Extracted records:
○ ○ ○

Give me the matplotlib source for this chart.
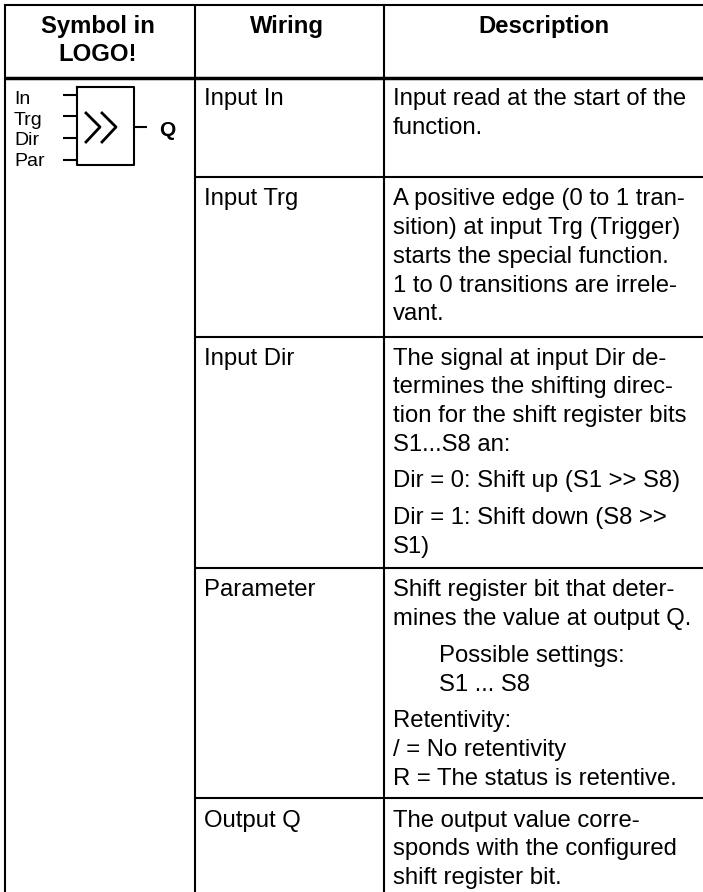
import matplotlib
matplotlib.use('Agg')
from matplotlib import pyplot as plt

WIDTH = 703
HEIGHT = 892

WIRING = ['Input In', 'Input Trg', 'Input Dir', 'Parameter', 'Output Q']
WIRING_Y = [105, 205, 365, 596, 827]
ROW_LINES = [177, 337, 568, 798]
SYMBOL_INPUTS = ['In', 'Trg', 'Dir', 'Par']

LEFT = 393
INDENT = 439
DESCRIPTIONS = [
    (LEFT, 105, 'Input read at the start of the'),
    (LEFT, 134, 'function.'),
    (LEFT, 205, 'A positive edge (0 to 1 tran-'),
    (LEFT, 234, 'sition) at input Trg (Trigger)'),
    (LEFT, 263, 'starts the special function.'),
    (LEFT, 292, '1 to 0 transitions are irrele-'),
    (LEFT, 320, 'vant.'),
    (LEFT, 365, 'The signal at input Dir de-'),
    (LEFT, 393, 'termines the shifting direc-'),
    (LEFT, 422, 'tion for the shift register bits'),
    (LEFT, 451, 'S1...S8 an:'),
    (LEFT, 487, 'Dir = 0: Shift up (S1 >> S8)'),
    (LEFT, 524, 'Dir = 1: Shift down (S8 >>'),
    (LEFT, 553, 'S1)'),
    (LEFT, 596, 'Shift register bit that deter-'),
    (LEFT, 625, 'mines the value at output Q.'),
    (INDENT, 662, 'Possible settings:'),
    (INDENT, 691, 'S1 ... S8'),
    (LEFT, 727, 'Retentivity:'),
    (LEFT, 756, '/ = No retentivity'),
    (LEFT, 785, 'R = The status is retentive.'),
    (LEFT, 827, 'The output value corre-'),
    (LEFT, 855, 'sponds with the configured'),
    (LEFT, 884, 'shift register bit.'),
]

plt.rcParams['font.family'] = ['Liberation Sans', 'DejaVu Sans']

fig = plt.figure(figsize=(WIDTH / 100, HEIGHT / 100), dpi=100)
ax = fig.add_axes([0, 0, 1, 1])
ax.set_xlim(0, WIDTH)
ax.set_ylim(HEIGHT, 0)
ax.axis('off')

# grid
ax.plot([4, 703], [5, 5], 'k-', lw=1.5, solid_capstyle='butt')
ax.plot([4, 703], [78, 78], 'k-', lw=2.5, solid_capstyle='butt')
ax.plot([5, 5], [4, 892], 'k-', lw=1.5, solid_capstyle='butt')
ax.plot([195, 195], [4, 892], 'k-', lw=1.5, solid_capstyle='butt')
ax.plot([384, 384], [4, 892], 'k-', lw=1.5, solid_capstyle='butt')
for y in ROW_LINES:
    ax.plot([195, 703], [y, y], 'k-', lw=1.5, solid_capstyle='butt')

# header
ax.text(98, 33, 'Symbol in', fontsize=17.2, fontweight='bold', ha='center', va='baseline')
ax.text(98, 61, 'LOGO!', fontsize=17.2, fontweight='bold', ha='center', va='baseline')
ax.text(287, 33, 'Wiring', fontsize=17.2, fontweight='bold', ha='center', va='baseline')
ax.text(544, 33, 'Description', fontsize=17.2, fontweight='bold', ha='center', va='baseline')

# body
for y, label in zip(WIRING_Y, WIRING):
    ax.text(204.5, y, label, fontsize=17.2, va='baseline')
for x, y, line in DESCRIPTIONS:
    ax.text(x, y, line, fontsize=17.2, va='baseline')

# symbol
ax.plot([77, 134, 134, 77, 77], [87, 87, 165, 165, 87], 'k-', lw=1.5)
for y in [95, 116, 138, 160]:
    ax.plot([63, 77], [y, y], 'k-', lw=1.5, solid_capstyle='butt')
ax.plot([134, 147], [127, 127], 'k-', lw=1.5, solid_capstyle='butt')
ax.plot([86, 100, 86], [113, 127, 142], 'k-', lw=2)
ax.plot([102, 116, 102], [113, 127, 142], 'k-', lw=2)
ax.text(167, 136, 'Q', fontsize=15, fontweight='bold', ha='center', va='baseline')
for y, label in zip([104, 125, 145, 166], SYMBOL_INPUTS):
    ax.text(14, y, label, fontsize=14, va='baseline')

fig.savefig('out.png', dpi=100)
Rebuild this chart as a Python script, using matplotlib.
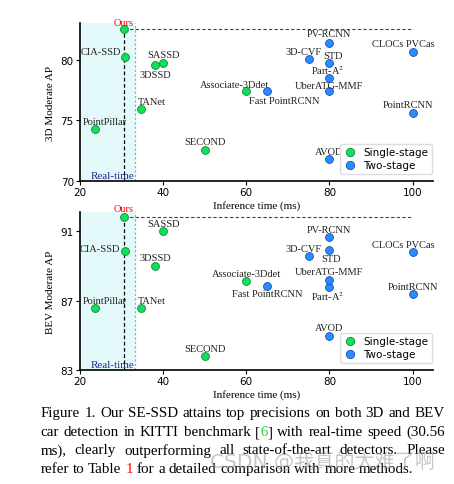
import matplotlib
matplotlib.use('Agg')
import matplotlib.pyplot as plt
from matplotlib.lines import Line2D

plt.rcParams['mathtext.fontset'] = 'stix'
SERIF = 'Liberation Serif'

# data
names = ['Ours', 'CIA-SSD', 'SASSD', '3DSSD', 'TANet', 'PointPillar', 'SECOND',
         'Associate-3Ddet', 'Fast PointRCNN', 'PV-RCNN', '3D-CVF', 'STD',
         'Part-A$^2$', 'UberATG-MMF', 'CLOCs PVCas', 'PointRCNN', 'AVOD']
times = [30.56, 30.76, 40, 38, 34.75, 23.6, 50, 60, 65, 80, 75, 80, 80, 80, 100, 100, 80]
ap_3d = [82.54, 80.28, 79.79, 79.57, 75.94, 74.31, 72.55, 77.40, 77.40,
         81.43, 80.05, 79.71, 78.49, 77.43, 80.67, 75.64, 71.76]
ap_bev = [91.85, 89.84, 91.03, 89.02, 86.54, 86.56, 83.80, 88.13, 87.84,
          90.65, 89.56, 89.91, 87.79, 88.21, 89.80, 87.39, 84.97]
stage = ['single'] * 8 + ['two'] * 9
realtime_ms = 33.3

# label offsets in pixels (dx, dy, ha)
off_3d = [(0, 7, 'center'), (-4, 5, 'right'), (0, 8, 'center'), (0, -9, 'center'),
          (-3, 7.6, 'left'), (10, 7.6, 'center'), (0, 8, 'center'), (-12, 7, 'center'),
          (17.5, -8.7, 'center'), (0, 9, 'center'), (-4.7, 8, 'center'), (4, 8.3, 'center'),
          (-2, 8.3, 'center'), (0, 5.7, 'center'), (-9, 8, 'center'), (-4.7, 8, 'center'),
          (0, 8, 'center')]
off_bev = [(0, 7.7, 'center'), (-5, 3.3, 'right'), (0, 7.7, 'center'), (0, 7.6, 'center'),
           (-3.3, 8, 'left'), (10, 8, 'center'), (0, 7.3, 'center'), (0, 7.3, 'center'),
           (0, -8, 'center'), (0, 7.6, 'center'), (-4.7, 7.3, 'center'), (2, -8, 'center'),
           (-2, -8.3, 'center'), (0, 7.7, 'center'), (-9, 7.7, 'center'), (0, 7.7, 'center'),
           (0, 8.4, 'center')]

GREEN, GREEN_E = '#12e05c', '#0a8a30'
BLUE, BLUE_E = '#2b8cff', '#1450b0'

fig = plt.figure(figsize=(4.54, 4.85), dpi=100)
W, H = 454, 485


def panel(rect, ys, offs, ylim, yticks, ylabel):
    ax = fig.add_axes(rect)
    ax.set_xlim(20, 105)
    ax.set_ylim(*ylim)
    ax.axvspan(20, realtime_ms, color='#e4fafa', zorder=0, lw=0)
    ax.axvline(realtime_ms, color='#7fb0e8', ls=(0, (2, 1.5)), lw=0.9, zorder=1)
    ax.plot([times[0], times[0]], [ylim[0], ys[0]], color='k', ls=(0, (3, 2)), lw=0.9, zorder=1)
    ax.plot([times[0], 100], [ys[0], ys[0]], color='#444444', ls=(0, (3, 2)), lw=0.8, zorder=1)
    for i, n in enumerate(names):
        if stage[i] == 'single':
            fc, ec = GREEN, GREEN_E
        else:
            fc, ec = BLUE, BLUE_E
        ax.scatter(times[i], ys[i], s=32, c=fc, edgecolors=ec, linewidths=0.6, zorder=3)
        dx, dy, ha = offs[i]
        ax.annotate(n, (times[i], ys[i]), xytext=(dx, dy), textcoords='offset pixels',
                    ha=ha, va='center', fontsize=7.5, family=SERIF,
                    color='red' if n == 'Ours' else '#222222', annotation_clip=False)
    ax.text(22.6, ylim[0] + (ylim[1] - ylim[0]) * 0.035, 'Real-time', color='#23238e',
            fontsize=8, family=SERIF, va='center', ha='left')
    ax.spines['top'].set_visible(False)
    ax.spines['right'].set_visible(False)
    ax.spines['left'].set_linewidth(1.2)
    ax.spines['bottom'].set_linewidth(1.2)
    ax.set_xticks([20, 40, 60, 80, 100])
    ax.set_yticks(yticks)
    ax.tick_params(labelsize=7.5, length=3, width=0.8, pad=1.5)
    ax.set_xlabel('Inference time (ms)', family=SERIF, fontsize=8, labelpad=2)
    ax.set_ylabel(ylabel, family=SERIF, fontsize=8, labelpad=4)
    h = [Line2D([], [], ls='', marker='o', ms=6, mfc=GREEN, mec=GREEN_E, mew=0.6),
         Line2D([], [], ls='', marker='o', ms=6, mfc=BLUE, mec=BLUE_E, mew=0.6)]
    ax.legend(h, ['Single-stage', 'Two-stage'], loc='lower right', bbox_to_anchor=(1.01, 0.01),
              fontsize=7.5, handletextpad=0.5, borderpad=0.35, labelspacing=0.3,
              framealpha=1, edgecolor='#dddddd', handlelength=1.4)
    return ax


panel([80 / W, 1 - 181.7 / H, 353.3 / W, 157.4 / H], ap_3d, off_3d, (70, 83.04),
      [70, 75, 80], '3D Moderate AP')
panel([80 / W, 1 - 370.7 / H, 353.3 / W, 157.4 / H], ap_bev, off_bev, (83, 92.1),
      [83, 87, 91], 'BEV Moderate AP')

# caption, justified word by word
K = 'k'
caption = [
    [[('Figure', K)], [('1.', K)], [('Our', K)], [('SE-SSD', K)], [('attains', K)], [('top', K)],
     [('precisions', K)], [('on', K)], [('both', K)], [('3D', K)], [('and', K)], [('BEV', K)]],
    [[('car', K)], [('detection', K)], [('in', K)], [('KITTI', K)], [('benchmark', K)],
     [('[', K), ('6', '#2ecc40'), (']', K)], [('with', K)], [('real-time', K)], [('speed', K)],
     [('(30.56', K)]],
    [[('ms),', K)], [('clearly', K)], [('outperforming', K)], [('all', K)],
     [('state-of-the-art', K)], [('detectors.', K)], [('Please', K)]],
    [[('refer', K)], [('to', K)], [('Table', K)], [('1', 'red')], [('for', K)], [('a', K)],
     [('detailed', K)], [('comparison', K)], [('with', K)], [('more', K)], [('methods.', K)]],
]
line_y = [413.3, 432.7, 451, 470]
x_left, x_right = 40.5, 445
cap_size = 10.8
r = fig.canvas.get_renderer()
for li, words in enumerate(caption):
    objs = []
    widths = []
    for w in words:
        parts = []
        tw = 0
        for s, c in w:
            t = fig.text(0, 1 - line_y[li] / H, s, color=c, fontsize=cap_size, family=SERIF,
                         va='center', ha='left')
            pw = t.get_window_extent(r).width
            parts.append((t, pw))
            tw += pw
        objs.append(parts)
        widths.append(tw)
    if li < len(caption) - 1:
        gap = (x_right - x_left - sum(widths)) / (len(words) - 1)
    else:
        gap = cap_size * 100 / 72 * 0.25
    x = x_left
    for parts, tw in zip(objs, widths):
        px = x
        for t, pw in parts:
            t.set_x(px / W)
            px += pw
        x += tw + gap

fig.text(210 / W, 1 - 461.7 / H, 'CSDN @我真的太难了啊', family=['DejaVu Sans', 'Noto Sans CJK SC'],
         fontsize=14.5, color='#9a9a9a', alpha=0.55, va='center', ha='left')

fig.savefig('out.png', dpi=100)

○ ○ ○

Exercise description: Give back the exact lines above, running from the one that has "Rebuild this chart" through the one that has "SERIF = 'Liberation Serif'", with nothing added and no pictures.

Task result:
Rebuild this chart as a Python script, using matplotlib.
import matplotlib
matplotlib.use('Agg')
import matplotlib.pyplot as plt
from matplotlib.lines import Line2D

plt.rcParams['mathtext.fontset'] = 'stix'
SERIF = 'Liberation Serif'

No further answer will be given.